Dataset excerpt:
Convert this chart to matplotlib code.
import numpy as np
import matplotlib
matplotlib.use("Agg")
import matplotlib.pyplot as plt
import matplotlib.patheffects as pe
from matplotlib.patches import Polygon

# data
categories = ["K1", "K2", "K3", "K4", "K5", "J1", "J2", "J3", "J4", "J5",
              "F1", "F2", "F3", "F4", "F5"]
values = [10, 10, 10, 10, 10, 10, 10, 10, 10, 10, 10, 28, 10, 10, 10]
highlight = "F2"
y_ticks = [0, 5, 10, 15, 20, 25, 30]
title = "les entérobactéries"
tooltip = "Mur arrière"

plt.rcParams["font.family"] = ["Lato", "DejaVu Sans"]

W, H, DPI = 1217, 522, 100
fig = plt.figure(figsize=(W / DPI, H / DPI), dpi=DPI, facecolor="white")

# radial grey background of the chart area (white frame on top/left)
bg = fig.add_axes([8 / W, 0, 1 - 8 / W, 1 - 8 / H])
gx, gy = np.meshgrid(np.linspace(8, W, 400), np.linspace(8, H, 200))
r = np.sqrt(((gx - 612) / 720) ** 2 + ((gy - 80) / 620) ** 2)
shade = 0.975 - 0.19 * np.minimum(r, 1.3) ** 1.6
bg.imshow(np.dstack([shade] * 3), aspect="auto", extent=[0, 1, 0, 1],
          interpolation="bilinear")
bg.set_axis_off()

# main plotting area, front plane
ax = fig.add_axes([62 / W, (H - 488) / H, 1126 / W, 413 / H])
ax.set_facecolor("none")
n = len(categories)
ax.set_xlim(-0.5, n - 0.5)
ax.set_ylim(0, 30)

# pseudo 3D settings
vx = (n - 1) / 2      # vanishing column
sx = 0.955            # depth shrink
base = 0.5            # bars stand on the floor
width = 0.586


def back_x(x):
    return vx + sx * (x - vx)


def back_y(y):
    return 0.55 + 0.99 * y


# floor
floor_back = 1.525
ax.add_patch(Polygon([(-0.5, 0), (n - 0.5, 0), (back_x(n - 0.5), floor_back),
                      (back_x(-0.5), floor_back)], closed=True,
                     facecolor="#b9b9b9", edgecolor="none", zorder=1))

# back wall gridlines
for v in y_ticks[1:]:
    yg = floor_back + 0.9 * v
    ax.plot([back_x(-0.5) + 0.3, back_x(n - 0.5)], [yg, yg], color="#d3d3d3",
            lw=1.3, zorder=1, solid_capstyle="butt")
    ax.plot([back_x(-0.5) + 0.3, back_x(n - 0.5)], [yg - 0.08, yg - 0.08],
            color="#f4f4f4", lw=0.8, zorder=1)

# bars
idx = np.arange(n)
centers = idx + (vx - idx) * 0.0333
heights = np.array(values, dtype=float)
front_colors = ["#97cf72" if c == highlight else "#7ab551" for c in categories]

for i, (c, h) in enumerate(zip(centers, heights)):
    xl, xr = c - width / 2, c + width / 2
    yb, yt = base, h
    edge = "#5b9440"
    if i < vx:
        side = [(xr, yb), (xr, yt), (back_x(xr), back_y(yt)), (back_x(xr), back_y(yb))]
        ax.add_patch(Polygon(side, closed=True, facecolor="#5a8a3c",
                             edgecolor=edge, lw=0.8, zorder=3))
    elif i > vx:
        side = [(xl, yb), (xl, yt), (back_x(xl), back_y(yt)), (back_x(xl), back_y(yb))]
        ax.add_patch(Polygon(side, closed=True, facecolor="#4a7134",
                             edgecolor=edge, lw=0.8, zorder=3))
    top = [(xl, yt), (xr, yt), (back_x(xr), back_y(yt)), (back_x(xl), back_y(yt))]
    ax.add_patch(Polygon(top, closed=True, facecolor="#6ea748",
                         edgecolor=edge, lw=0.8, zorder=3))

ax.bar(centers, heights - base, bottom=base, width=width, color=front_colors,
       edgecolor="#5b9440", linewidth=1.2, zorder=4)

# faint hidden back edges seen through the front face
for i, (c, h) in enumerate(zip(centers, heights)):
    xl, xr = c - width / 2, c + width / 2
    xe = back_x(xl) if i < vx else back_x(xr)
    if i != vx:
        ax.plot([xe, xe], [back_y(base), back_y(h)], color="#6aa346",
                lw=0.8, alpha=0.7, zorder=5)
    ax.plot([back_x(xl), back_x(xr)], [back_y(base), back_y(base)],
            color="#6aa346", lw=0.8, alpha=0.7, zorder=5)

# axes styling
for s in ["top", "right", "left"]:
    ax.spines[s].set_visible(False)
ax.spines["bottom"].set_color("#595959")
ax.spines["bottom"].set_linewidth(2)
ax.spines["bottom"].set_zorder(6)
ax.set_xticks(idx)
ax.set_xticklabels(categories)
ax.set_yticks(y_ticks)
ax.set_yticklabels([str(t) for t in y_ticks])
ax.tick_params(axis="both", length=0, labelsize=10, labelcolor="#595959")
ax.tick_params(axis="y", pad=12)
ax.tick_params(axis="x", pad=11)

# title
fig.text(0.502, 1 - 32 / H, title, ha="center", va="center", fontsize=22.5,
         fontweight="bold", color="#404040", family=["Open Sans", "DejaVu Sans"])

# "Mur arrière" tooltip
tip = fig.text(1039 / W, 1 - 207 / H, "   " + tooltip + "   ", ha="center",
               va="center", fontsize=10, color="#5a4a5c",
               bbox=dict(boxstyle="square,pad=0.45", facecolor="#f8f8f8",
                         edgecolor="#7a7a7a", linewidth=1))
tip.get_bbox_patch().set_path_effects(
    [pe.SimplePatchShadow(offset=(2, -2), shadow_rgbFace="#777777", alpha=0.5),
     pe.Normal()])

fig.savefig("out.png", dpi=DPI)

Exercise requirements:
Output the whole listing above again, word for word.

Solution:
Convert this chart to matplotlib code.
import numpy as np
import matplotlib
matplotlib.use("Agg")
import matplotlib.pyplot as plt
import matplotlib.patheffects as pe
from matplotlib.patches import Polygon

# data
categories = ["K1", "K2", "K3", "K4", "K5", "J1", "J2", "J3", "J4", "J5",
              "F1", "F2", "F3", "F4", "F5"]
values = [10, 10, 10, 10, 10, 10, 10, 10, 10, 10, 10, 28, 10, 10, 10]
highlight = "F2"
y_ticks = [0, 5, 10, 15, 20, 25, 30]
title = "les entérobactéries"
tooltip = "Mur arrière"

plt.rcParams["font.family"] = ["Lato", "DejaVu Sans"]

W, H, DPI = 1217, 522, 100
fig = plt.figure(figsize=(W / DPI, H / DPI), dpi=DPI, facecolor="white")

# radial grey background of the chart area (white frame on top/left)
bg = fig.add_axes([8 / W, 0, 1 - 8 / W, 1 - 8 / H])
gx, gy = np.meshgrid(np.linspace(8, W, 400), np.linspace(8, H, 200))
r = np.sqrt(((gx - 612) / 720) ** 2 + ((gy - 80) / 620) ** 2)
shade = 0.975 - 0.19 * np.minimum(r, 1.3) ** 1.6
bg.imshow(np.dstack([shade] * 3), aspect="auto", extent=[0, 1, 0, 1],
          interpolation="bilinear")
bg.set_axis_off()

# main plotting area, front plane
ax = fig.add_axes([62 / W, (H - 488) / H, 1126 / W, 413 / H])
ax.set_facecolor("none")
n = len(categories)
ax.set_xlim(-0.5, n - 0.5)
ax.set_ylim(0, 30)

# pseudo 3D settings
vx = (n - 1) / 2      # vanishing column
sx = 0.955            # depth shrink
base = 0.5            # bars stand on the floor
width = 0.586


def back_x(x):
    return vx + sx * (x - vx)


def back_y(y):
    return 0.55 + 0.99 * y


# floor
floor_back = 1.525
ax.add_patch(Polygon([(-0.5, 0), (n - 0.5, 0), (back_x(n - 0.5), floor_back),
                      (back_x(-0.5), floor_back)], closed=True,
                     facecolor="#b9b9b9", edgecolor="none", zorder=1))

# back wall gridlines
for v in y_ticks[1:]:
    yg = floor_back + 0.9 * v
    ax.plot([back_x(-0.5) + 0.3, back_x(n - 0.5)], [yg, yg], color="#d3d3d3",
            lw=1.3, zorder=1, solid_capstyle="butt")
    ax.plot([back_x(-0.5) + 0.3, back_x(n - 0.5)], [yg - 0.08, yg - 0.08],
            color="#f4f4f4", lw=0.8, zorder=1)

# bars
idx = np.arange(n)
centers = idx + (vx - idx) * 0.0333
heights = np.array(values, dtype=float)
front_colors = ["#97cf72" if c == highlight else "#7ab551" for c in categories]

for i, (c, h) in enumerate(zip(centers, heights)):
    xl, xr = c - width / 2, c + width / 2
    yb, yt = base, h
    edge = "#5b9440"
    if i < vx:
        side = [(xr, yb), (xr, yt), (back_x(xr), back_y(yt)), (back_x(xr), back_y(yb))]
        ax.add_patch(Polygon(side, closed=True, facecolor="#5a8a3c",
                             edgecolor=edge, lw=0.8, zorder=3))
    elif i > vx:
        side = [(xl, yb), (xl, yt), (back_x(xl), back_y(yt)), (back_x(xl), back_y(yb))]
        ax.add_patch(Polygon(side, closed=True, facecolor="#4a7134",
                             edgecolor=edge, lw=0.8, zorder=3))
    top = [(xl, yt), (xr, yt), (back_x(xr), back_y(yt)), (back_x(xl), back_y(yt))]
    ax.add_patch(Polygon(top, closed=True, facecolor="#6ea748",
                         edgecolor=edge, lw=0.8, zorder=3))

ax.bar(centers, heights - base, bottom=base, width=width, color=front_colors,
       edgecolor="#5b9440", linewidth=1.2, zorder=4)

# faint hidden back edges seen through the front face
for i, (c, h) in enumerate(zip(centers, heights)):
    xl, xr = c - width / 2, c + width / 2
    xe = back_x(xl) if i < vx else back_x(xr)
    if i != vx:
        ax.plot([xe, xe], [back_y(base), back_y(h)], color="#6aa346",
                lw=0.8, alpha=0.7, zorder=5)
    ax.plot([back_x(xl), back_x(xr)], [back_y(base), back_y(base)],
            color="#6aa346", lw=0.8, alpha=0.7, zorder=5)

# axes styling
for s in ["top", "right", "left"]:
    ax.spines[s].set_visible(False)
ax.spines["bottom"].set_color("#595959")
ax.spines["bottom"].set_linewidth(2)
ax.spines["bottom"].set_zorder(6)
ax.set_xticks(idx)
ax.set_xticklabels(categories)
ax.set_yticks(y_ticks)
ax.set_yticklabels([str(t) for t in y_ticks])
ax.tick_params(axis="both", length=0, labelsize=10, labelcolor="#595959")
ax.tick_params(axis="y", pad=12)
ax.tick_params(axis="x", pad=11)

# title
fig.text(0.502, 1 - 32 / H, title, ha="center", va="center", fontsize=22.5,
         fontweight="bold", color="#404040", family=["Open Sans", "DejaVu Sans"])

# "Mur arrière" tooltip
tip = fig.text(1039 / W, 1 - 207 / H, "   " + tooltip + "   ", ha="center",
               va="center", fontsize=10, color="#5a4a5c",
               bbox=dict(boxstyle="square,pad=0.45", facecolor="#f8f8f8",
                         edgecolor="#7a7a7a", linewidth=1))
tip.get_bbox_patch().set_path_effects(
    [pe.SimplePatchShadow(offset=(2, -2), shadow_rgbFace="#777777", alpha=0.5),
     pe.Normal()])

fig.savefig("out.png", dpi=DPI)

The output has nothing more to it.